**Written problem**
Word for word, transcribe the lines below and drop the pictures.

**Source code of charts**
━━━━━━━━
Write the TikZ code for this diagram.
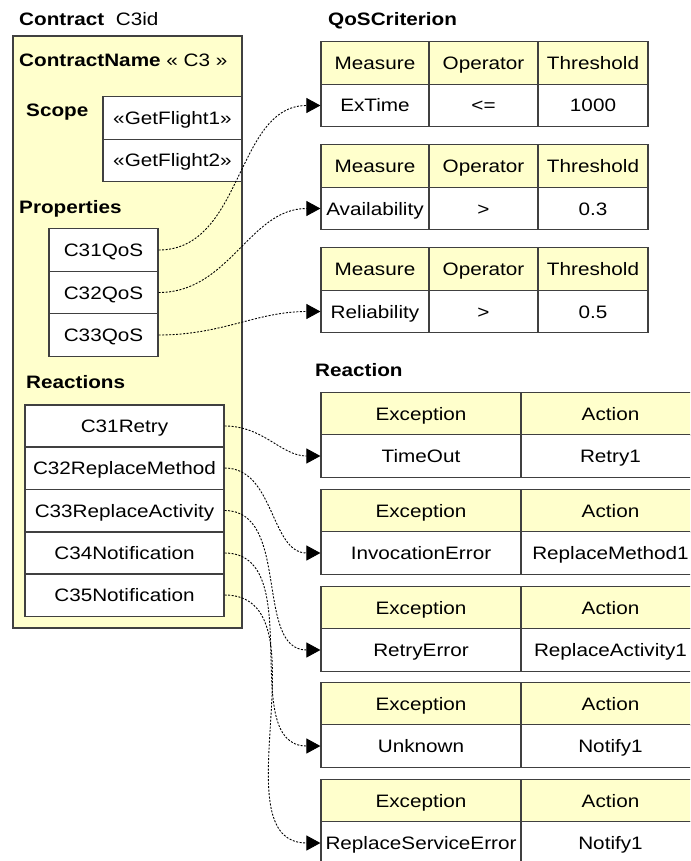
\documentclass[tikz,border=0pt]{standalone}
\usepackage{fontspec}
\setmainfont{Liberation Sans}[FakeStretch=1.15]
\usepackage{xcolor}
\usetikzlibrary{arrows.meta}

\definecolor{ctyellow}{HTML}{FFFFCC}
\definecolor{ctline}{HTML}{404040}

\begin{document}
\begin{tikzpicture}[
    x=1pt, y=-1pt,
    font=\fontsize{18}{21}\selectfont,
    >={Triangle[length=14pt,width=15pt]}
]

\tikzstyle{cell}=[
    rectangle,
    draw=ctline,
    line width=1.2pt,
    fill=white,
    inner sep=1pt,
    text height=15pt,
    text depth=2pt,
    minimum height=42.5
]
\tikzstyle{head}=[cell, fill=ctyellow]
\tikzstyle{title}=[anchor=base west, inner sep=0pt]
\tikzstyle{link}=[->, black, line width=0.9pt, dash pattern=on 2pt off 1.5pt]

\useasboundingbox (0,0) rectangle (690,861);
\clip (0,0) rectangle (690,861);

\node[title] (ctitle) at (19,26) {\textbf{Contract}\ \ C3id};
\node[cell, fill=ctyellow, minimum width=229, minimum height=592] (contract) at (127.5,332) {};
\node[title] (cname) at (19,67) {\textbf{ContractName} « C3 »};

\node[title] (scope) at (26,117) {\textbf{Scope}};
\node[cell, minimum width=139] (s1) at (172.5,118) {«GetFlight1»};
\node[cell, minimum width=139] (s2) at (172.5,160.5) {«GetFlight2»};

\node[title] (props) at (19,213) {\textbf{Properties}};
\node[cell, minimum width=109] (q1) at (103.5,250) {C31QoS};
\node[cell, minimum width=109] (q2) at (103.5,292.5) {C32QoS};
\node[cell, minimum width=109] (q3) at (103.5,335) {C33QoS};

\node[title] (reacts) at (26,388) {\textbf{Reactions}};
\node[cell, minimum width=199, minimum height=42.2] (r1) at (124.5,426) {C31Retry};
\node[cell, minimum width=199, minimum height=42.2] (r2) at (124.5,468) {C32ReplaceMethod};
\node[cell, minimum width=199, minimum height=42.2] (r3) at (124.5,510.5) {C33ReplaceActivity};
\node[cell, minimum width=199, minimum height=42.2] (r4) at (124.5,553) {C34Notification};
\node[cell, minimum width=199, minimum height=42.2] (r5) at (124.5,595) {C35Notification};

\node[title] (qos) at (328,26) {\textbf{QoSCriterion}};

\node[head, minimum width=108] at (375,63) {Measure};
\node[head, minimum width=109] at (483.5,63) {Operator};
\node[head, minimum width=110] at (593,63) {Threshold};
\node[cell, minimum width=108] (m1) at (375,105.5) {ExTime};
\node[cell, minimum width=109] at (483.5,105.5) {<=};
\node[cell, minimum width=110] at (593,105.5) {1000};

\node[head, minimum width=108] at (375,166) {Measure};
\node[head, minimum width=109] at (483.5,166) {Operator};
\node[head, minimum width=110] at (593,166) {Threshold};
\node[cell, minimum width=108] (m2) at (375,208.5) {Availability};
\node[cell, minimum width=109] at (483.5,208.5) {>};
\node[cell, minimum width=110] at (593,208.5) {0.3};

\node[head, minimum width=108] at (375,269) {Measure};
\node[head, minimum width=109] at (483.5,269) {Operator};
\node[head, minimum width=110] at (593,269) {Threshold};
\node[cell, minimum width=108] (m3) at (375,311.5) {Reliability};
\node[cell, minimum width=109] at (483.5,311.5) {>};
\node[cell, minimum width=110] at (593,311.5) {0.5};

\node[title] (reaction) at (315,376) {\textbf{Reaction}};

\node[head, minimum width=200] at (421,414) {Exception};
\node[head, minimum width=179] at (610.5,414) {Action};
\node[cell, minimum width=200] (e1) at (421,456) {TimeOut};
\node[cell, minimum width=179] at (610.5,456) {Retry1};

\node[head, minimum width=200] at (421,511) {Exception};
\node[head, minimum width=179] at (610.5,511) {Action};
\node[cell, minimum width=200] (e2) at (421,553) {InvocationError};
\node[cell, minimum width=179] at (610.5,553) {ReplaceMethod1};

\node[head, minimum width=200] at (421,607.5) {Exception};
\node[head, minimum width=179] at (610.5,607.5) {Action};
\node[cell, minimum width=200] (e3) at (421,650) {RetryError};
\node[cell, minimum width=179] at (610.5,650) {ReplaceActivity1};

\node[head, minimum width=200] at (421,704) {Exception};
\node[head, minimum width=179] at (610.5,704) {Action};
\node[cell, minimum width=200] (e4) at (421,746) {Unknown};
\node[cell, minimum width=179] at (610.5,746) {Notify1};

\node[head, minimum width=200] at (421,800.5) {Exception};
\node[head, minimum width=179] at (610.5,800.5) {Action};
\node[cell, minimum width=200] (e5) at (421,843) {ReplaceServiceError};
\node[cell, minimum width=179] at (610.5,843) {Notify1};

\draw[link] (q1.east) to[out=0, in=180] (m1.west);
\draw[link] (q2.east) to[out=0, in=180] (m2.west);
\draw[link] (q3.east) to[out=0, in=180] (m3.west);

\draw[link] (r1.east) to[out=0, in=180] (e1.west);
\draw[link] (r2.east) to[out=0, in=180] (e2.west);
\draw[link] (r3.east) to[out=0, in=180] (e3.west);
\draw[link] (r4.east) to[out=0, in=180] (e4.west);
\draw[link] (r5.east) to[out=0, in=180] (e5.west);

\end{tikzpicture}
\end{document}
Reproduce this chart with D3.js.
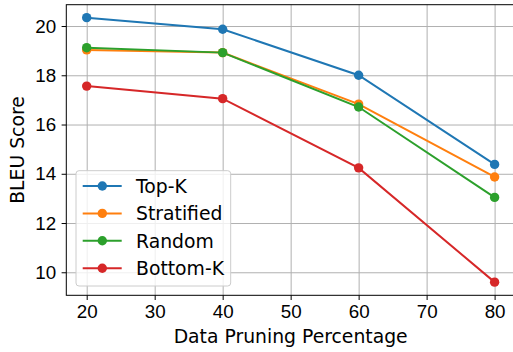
━━━━━━━━
**Expected answer**
Write the TikZ code for this diagram.
\documentclass[tikz,border=0pt]{standalone}
\usepackage{fontspec}
\setmainfont{Liberation Sans}[FakeStretch=1.15]
\usepackage{xcolor}
\usetikzlibrary{arrows.meta}

\definecolor{ctyellow}{HTML}{FFFFCC}
\definecolor{ctline}{HTML}{404040}

\begin{document}
\begin{tikzpicture}[
    x=1pt, y=-1pt,
    font=\fontsize{18}{21}\selectfont,
    >={Triangle[length=14pt,width=15pt]}
]

\tikzstyle{cell}=[
    rectangle,
    draw=ctline,
    line width=1.2pt,
    fill=white,
    inner sep=1pt,
    text height=15pt,
    text depth=2pt,
    minimum height=42.5
]
\tikzstyle{head}=[cell, fill=ctyellow]
\tikzstyle{title}=[anchor=base west, inner sep=0pt]
\tikzstyle{link}=[->, black, line width=0.9pt, dash pattern=on 2pt off 1.5pt]

\useasboundingbox (0,0) rectangle (690,861);
\clip (0,0) rectangle (690,861);

\node[title] (ctitle) at (19,26) {\textbf{Contract}\ \ C3id};
\node[cell, fill=ctyellow, minimum width=229, minimum height=592] (contract) at (127.5,332) {};
\node[title] (cname) at (19,67) {\textbf{ContractName} « C3 »};

\node[title] (scope) at (26,117) {\textbf{Scope}};
\node[cell, minimum width=139] (s1) at (172.5,118) {«GetFlight1»};
\node[cell, minimum width=139] (s2) at (172.5,160.5) {«GetFlight2»};

\node[title] (props) at (19,213) {\textbf{Properties}};
\node[cell, minimum width=109] (q1) at (103.5,250) {C31QoS};
\node[cell, minimum width=109] (q2) at (103.5,292.5) {C32QoS};
\node[cell, minimum width=109] (q3) at (103.5,335) {C33QoS};

\node[title] (reacts) at (26,388) {\textbf{Reactions}};
\node[cell, minimum width=199, minimum height=42.2] (r1) at (124.5,426) {C31Retry};
\node[cell, minimum width=199, minimum height=42.2] (r2) at (124.5,468) {C32ReplaceMethod};
\node[cell, minimum width=199, minimum height=42.2] (r3) at (124.5,510.5) {C33ReplaceActivity};
\node[cell, minimum width=199, minimum height=42.2] (r4) at (124.5,553) {C34Notification};
\node[cell, minimum width=199, minimum height=42.2] (r5) at (124.5,595) {C35Notification};

\node[title] (qos) at (328,26) {\textbf{QoSCriterion}};

\node[head, minimum width=108] at (375,63) {Measure};
\node[head, minimum width=109] at (483.5,63) {Operator};
\node[head, minimum width=110] at (593,63) {Threshold};
\node[cell, minimum width=108] (m1) at (375,105.5) {ExTime};
\node[cell, minimum width=109] at (483.5,105.5) {<=};
\node[cell, minimum width=110] at (593,105.5) {1000};

\node[head, minimum width=108] at (375,166) {Measure};
\node[head, minimum width=109] at (483.5,166) {Operator};
\node[head, minimum width=110] at (593,166) {Threshold};
\node[cell, minimum width=108] (m2) at (375,208.5) {Availability};
\node[cell, minimum width=109] at (483.5,208.5) {>};
\node[cell, minimum width=110] at (593,208.5) {0.3};

\node[head, minimum width=108] at (375,269) {Measure};
\node[head, minimum width=109] at (483.5,269) {Operator};
\node[head, minimum width=110] at (593,269) {Threshold};
\node[cell, minimum width=108] (m3) at (375,311.5) {Reliability};
\node[cell, minimum width=109] at (483.5,311.5) {>};
\node[cell, minimum width=110] at (593,311.5) {0.5};

\node[title] (reaction) at (315,376) {\textbf{Reaction}};

\node[head, minimum width=200] at (421,414) {Exception};
\node[head, minimum width=179] at (610.5,414) {Action};
\node[cell, minimum width=200] (e1) at (421,456) {TimeOut};
\node[cell, minimum width=179] at (610.5,456) {Retry1};

\node[head, minimum width=200] at (421,511) {Exception};
\node[head, minimum width=179] at (610.5,511) {Action};
\node[cell, minimum width=200] (e2) at (421,553) {InvocationError};
\node[cell, minimum width=179] at (610.5,553) {ReplaceMethod1};

\node[head, minimum width=200] at (421,607.5) {Exception};
\node[head, minimum width=179] at (610.5,607.5) {Action};
\node[cell, minimum width=200] (e3) at (421,650) {RetryError};
\node[cell, minimum width=179] at (610.5,650) {ReplaceActivity1};

\node[head, minimum width=200] at (421,704) {Exception};
\node[head, minimum width=179] at (610.5,704) {Action};
\node[cell, minimum width=200] (e4) at (421,746) {Unknown};
\node[cell, minimum width=179] at (610.5,746) {Notify1};

\node[head, minimum width=200] at (421,800.5) {Exception};
\node[head, minimum width=179] at (610.5,800.5) {Action};
\node[cell, minimum width=200] (e5) at (421,843) {ReplaceServiceError};
\node[cell, minimum width=179] at (610.5,843) {Notify1};

\draw[link] (q1.east) to[out=0, in=180] (m1.west);
\draw[link] (q2.east) to[out=0, in=180] (m2.west);
\draw[link] (q3.east) to[out=0, in=180] (m3.west);

\draw[link] (r1.east) to[out=0, in=180] (e1.west);
\draw[link] (r2.east) to[out=0, in=180] (e2.west);
\draw[link] (r3.east) to[out=0, in=180] (e3.west);
\draw[link] (r4.east) to[out=0, in=180] (e4.west);
\draw[link] (r5.east) to[out=0, in=180] (e5.west);

\end{tikzpicture}
\end{document}
Reproduce this chart with D3.js.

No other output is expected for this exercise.